Pihak berwenang Mali membatalkan pakta tersebut pada Januari 2024 dan meminta bantuan tentara bayaran Rusia Wagner Group dalam konfliknya dengan pemberontak, yang mundur ke utara, semakin dekat ke perbatasan bersama.
“Kawasan Sahel kemungkinan akan tetap menjadi duri dalam daging bagi Aljazair, yang telah kehilangan banyak pengaruh dan prestise sebelumnya di bawah otoritas militer baru, yang tampaknya lebih menyukai pendekatan transaksional Maroko,” kata Fabiani.
“Aljazair tengah berupaya membangun kembali hubungannya dengan Niger, yang tampaknya tidak terlalu bermusuhan dengan Mali terhadap tetangganya.

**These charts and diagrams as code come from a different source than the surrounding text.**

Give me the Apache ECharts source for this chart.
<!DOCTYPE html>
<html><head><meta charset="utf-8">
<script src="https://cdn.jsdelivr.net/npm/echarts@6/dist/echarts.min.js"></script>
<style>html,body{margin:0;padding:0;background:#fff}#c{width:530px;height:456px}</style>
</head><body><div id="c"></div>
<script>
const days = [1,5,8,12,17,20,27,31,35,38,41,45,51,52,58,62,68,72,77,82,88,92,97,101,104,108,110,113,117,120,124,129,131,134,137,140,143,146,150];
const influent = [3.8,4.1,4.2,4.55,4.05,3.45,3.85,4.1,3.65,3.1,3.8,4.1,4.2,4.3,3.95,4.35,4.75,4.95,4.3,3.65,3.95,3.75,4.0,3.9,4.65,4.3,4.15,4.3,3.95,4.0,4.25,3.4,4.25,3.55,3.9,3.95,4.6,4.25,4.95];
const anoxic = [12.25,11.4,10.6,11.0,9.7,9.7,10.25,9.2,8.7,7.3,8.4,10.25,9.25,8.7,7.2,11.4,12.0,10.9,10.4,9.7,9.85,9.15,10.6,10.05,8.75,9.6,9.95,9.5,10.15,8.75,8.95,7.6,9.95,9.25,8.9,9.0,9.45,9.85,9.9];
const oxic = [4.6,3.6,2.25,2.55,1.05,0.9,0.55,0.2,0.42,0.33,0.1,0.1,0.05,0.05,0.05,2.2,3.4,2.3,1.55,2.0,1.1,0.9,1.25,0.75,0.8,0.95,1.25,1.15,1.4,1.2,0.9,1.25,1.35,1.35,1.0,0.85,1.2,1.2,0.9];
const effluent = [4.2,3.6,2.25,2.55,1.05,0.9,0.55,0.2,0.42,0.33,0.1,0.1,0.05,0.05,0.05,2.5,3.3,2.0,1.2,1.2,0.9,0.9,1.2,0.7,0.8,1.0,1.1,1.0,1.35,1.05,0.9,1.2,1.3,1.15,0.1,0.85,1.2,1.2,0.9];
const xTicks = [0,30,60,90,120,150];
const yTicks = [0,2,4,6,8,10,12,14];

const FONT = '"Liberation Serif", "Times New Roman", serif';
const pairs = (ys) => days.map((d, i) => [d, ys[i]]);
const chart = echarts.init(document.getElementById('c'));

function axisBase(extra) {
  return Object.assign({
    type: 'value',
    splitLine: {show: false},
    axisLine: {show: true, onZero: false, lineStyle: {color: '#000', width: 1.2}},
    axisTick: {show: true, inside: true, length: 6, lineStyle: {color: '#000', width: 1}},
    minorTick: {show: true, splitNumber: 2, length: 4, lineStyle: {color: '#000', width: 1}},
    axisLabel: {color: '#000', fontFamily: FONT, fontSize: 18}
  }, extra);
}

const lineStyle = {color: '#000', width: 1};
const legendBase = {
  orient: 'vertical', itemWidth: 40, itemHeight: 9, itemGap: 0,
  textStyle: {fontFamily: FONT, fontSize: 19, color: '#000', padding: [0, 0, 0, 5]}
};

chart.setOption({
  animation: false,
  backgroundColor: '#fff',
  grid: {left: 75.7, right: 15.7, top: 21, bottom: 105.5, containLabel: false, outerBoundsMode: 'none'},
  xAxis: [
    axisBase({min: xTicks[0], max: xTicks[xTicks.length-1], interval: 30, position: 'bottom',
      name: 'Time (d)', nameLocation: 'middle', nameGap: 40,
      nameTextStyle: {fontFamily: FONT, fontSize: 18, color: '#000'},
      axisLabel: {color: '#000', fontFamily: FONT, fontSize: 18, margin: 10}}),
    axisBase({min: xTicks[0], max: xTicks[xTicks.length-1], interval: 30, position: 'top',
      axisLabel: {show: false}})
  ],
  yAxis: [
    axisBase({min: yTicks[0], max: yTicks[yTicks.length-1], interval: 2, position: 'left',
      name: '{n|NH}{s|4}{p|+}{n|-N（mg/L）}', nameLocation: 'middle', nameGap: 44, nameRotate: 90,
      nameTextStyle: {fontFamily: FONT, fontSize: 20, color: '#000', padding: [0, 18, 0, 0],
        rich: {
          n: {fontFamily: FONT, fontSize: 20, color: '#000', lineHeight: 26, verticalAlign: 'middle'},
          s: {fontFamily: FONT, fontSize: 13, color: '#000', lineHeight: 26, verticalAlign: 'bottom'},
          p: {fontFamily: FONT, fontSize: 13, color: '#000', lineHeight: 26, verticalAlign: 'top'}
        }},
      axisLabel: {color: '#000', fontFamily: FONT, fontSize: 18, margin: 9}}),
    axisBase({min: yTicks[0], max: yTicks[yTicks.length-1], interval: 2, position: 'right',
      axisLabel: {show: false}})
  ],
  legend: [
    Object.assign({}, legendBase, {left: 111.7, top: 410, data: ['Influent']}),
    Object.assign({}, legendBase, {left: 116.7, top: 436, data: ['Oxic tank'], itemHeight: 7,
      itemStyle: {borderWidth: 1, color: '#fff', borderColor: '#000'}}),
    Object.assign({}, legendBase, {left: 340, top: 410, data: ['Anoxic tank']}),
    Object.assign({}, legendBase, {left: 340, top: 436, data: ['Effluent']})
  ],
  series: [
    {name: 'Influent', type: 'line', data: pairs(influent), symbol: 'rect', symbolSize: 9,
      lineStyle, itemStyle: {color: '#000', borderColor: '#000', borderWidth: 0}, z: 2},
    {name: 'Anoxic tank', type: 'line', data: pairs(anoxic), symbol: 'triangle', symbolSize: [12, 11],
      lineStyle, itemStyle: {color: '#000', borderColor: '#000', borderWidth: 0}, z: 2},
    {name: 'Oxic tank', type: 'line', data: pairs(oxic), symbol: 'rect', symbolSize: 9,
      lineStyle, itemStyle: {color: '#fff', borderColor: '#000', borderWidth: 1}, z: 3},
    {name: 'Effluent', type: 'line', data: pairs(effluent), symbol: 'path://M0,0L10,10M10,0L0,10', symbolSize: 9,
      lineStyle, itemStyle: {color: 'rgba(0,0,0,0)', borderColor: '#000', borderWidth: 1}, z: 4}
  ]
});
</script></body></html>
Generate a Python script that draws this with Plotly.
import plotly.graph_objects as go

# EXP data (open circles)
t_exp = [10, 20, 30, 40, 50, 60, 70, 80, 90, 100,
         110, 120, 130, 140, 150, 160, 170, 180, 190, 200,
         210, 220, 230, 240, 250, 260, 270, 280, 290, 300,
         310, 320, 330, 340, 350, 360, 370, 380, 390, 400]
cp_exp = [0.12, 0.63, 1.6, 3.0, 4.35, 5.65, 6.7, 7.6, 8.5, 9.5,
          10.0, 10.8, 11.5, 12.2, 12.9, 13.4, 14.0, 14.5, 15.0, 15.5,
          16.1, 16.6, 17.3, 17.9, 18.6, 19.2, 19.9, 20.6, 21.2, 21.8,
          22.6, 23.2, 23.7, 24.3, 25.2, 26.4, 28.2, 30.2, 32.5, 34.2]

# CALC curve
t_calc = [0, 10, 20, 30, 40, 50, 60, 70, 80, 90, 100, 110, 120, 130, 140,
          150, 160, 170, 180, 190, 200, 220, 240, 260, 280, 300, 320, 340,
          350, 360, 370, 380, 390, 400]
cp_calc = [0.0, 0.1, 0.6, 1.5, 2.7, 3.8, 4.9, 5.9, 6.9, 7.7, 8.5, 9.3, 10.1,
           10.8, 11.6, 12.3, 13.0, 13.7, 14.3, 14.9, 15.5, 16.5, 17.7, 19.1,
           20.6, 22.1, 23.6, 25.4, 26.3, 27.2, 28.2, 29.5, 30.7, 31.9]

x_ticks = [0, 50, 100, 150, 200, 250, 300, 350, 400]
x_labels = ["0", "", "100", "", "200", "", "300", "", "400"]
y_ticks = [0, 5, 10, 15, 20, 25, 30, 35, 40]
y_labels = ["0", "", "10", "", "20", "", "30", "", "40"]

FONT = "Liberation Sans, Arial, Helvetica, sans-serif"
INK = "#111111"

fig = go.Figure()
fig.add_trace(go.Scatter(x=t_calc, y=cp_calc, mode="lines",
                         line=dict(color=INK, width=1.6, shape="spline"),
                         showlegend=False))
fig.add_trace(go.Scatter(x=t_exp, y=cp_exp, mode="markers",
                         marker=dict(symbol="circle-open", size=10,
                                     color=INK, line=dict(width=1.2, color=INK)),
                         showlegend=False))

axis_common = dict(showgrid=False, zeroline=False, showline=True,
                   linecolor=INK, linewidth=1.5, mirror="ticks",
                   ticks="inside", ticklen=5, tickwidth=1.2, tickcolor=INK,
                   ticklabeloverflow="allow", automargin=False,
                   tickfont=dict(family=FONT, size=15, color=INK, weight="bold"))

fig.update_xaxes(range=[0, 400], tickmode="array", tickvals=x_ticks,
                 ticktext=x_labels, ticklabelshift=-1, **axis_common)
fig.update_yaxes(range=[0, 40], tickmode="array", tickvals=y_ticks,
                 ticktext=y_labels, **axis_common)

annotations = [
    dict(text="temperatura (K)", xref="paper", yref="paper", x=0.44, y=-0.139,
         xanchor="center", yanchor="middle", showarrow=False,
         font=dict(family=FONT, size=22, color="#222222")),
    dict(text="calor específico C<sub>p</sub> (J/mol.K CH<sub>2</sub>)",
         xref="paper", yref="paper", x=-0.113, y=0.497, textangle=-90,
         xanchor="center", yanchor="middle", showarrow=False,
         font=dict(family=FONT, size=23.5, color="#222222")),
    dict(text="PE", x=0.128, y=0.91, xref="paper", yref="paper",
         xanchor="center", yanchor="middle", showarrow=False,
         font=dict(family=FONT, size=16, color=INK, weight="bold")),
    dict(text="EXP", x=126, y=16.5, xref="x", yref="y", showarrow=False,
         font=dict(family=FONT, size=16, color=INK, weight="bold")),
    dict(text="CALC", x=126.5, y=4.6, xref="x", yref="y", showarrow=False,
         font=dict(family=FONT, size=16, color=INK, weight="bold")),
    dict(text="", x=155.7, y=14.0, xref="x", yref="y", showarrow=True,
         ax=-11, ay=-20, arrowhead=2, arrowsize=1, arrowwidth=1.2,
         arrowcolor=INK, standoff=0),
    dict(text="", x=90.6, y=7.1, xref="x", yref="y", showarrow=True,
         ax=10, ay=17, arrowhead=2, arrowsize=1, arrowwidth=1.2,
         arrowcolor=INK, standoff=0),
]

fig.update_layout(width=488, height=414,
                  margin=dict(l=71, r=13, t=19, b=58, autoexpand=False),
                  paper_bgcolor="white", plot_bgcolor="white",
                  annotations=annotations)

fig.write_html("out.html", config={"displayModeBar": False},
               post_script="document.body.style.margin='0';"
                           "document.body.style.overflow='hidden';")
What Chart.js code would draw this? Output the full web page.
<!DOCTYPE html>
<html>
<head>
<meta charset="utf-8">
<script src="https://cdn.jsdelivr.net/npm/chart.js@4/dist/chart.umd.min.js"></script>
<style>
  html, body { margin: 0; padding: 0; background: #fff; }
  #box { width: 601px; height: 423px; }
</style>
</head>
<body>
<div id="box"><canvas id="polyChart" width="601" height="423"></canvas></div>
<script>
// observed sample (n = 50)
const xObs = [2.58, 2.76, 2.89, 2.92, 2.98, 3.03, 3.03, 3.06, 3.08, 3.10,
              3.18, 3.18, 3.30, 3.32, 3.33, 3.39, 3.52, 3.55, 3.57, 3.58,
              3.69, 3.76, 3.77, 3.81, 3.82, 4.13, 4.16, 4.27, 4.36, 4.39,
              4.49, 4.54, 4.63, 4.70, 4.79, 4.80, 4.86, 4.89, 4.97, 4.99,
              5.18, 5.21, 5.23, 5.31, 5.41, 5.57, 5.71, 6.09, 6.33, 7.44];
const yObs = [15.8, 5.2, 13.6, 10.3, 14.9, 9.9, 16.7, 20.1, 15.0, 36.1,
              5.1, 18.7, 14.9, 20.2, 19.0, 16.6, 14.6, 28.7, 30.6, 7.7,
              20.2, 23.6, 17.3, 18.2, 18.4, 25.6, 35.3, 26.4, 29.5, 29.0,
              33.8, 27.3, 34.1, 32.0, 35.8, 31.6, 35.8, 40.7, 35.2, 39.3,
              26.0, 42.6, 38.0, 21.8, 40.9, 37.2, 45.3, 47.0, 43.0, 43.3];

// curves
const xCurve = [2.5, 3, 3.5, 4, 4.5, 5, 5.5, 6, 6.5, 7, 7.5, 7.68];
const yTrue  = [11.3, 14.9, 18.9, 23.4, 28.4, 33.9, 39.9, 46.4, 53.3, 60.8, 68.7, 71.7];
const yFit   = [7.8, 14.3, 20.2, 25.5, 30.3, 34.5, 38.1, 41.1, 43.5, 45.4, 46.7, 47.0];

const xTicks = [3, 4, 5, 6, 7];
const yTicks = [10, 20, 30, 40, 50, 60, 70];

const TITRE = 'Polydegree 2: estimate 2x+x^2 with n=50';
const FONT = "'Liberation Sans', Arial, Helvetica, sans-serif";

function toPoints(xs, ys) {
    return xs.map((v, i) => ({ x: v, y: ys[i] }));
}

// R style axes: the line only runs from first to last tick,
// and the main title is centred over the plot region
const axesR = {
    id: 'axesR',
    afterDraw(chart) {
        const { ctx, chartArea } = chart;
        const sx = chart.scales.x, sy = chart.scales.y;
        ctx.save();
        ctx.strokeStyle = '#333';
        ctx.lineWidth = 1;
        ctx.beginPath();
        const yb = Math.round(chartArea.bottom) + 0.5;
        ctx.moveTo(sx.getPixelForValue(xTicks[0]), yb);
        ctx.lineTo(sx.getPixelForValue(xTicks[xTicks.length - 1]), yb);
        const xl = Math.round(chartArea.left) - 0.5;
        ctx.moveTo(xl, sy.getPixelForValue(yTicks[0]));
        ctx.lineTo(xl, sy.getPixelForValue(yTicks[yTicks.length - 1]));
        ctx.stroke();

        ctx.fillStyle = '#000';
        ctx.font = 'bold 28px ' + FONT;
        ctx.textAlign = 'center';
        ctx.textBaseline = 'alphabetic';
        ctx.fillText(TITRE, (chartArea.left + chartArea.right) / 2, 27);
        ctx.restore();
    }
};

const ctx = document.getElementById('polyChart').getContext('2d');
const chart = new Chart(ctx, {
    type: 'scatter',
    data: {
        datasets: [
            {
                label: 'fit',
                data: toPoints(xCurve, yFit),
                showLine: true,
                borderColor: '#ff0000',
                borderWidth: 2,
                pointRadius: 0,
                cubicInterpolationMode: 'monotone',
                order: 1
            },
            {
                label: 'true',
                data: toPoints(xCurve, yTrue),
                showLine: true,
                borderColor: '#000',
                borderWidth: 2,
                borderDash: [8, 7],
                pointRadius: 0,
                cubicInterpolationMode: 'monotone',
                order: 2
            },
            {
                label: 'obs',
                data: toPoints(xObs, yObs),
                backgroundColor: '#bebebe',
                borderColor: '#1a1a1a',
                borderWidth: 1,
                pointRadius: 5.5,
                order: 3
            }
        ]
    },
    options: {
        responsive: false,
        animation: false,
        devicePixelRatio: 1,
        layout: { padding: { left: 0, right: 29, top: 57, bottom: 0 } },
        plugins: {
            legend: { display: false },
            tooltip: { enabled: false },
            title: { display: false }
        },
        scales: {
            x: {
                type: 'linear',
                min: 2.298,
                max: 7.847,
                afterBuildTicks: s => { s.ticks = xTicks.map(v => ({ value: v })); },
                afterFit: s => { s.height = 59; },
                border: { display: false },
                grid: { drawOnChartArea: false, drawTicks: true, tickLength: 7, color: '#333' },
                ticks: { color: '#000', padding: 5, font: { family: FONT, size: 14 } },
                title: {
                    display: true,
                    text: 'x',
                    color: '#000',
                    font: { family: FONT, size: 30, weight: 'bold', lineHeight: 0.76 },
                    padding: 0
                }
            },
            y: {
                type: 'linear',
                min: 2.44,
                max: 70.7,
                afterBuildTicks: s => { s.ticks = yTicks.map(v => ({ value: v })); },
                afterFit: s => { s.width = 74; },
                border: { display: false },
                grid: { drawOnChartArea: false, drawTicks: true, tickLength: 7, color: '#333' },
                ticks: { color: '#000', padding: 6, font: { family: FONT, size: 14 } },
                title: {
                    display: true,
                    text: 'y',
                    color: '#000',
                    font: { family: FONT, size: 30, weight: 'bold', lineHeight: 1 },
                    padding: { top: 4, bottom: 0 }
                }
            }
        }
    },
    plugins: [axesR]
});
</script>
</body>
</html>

Namun, dengan Mali, rekonsiliasi bisa jadi lebih sulit.”
Di sisi lain, hubungan Aljazair dengan beberapa mitra Eropanya masih dingin, dengan Spanyol dan Prancis secara terbuka mendukung rencana otonomi Maroko untuk Sahara Barat.
Wilayah yang tidak memiliki pemerintahan sendiri yang disengketakan tersebut telah menjadi masalah pelik antara Aljazair dan Maroko sejak Spanyol menarik diri darinya pada tahun 1975.
Sementara Maroko menganggap wilayah itu sebagai bagian integral negaranya, pemerintah Aljazair sangat anti-kolonial dan mencurigai apa yang mereka anggap sebagai ekspansionisme Maroko, karena khawatir hal itu dapat meluas ke wilayah lain.
Pada akhirnya, kemampuan Tebboune untuk meredakan ketegangan di kawasan tersebut, ditambah dengan kemampuannya mengatasi sikap apatis dan ketidakpuasan internal, akan menentukan keberhasilan masa jabatan kedua dan terakhirnya.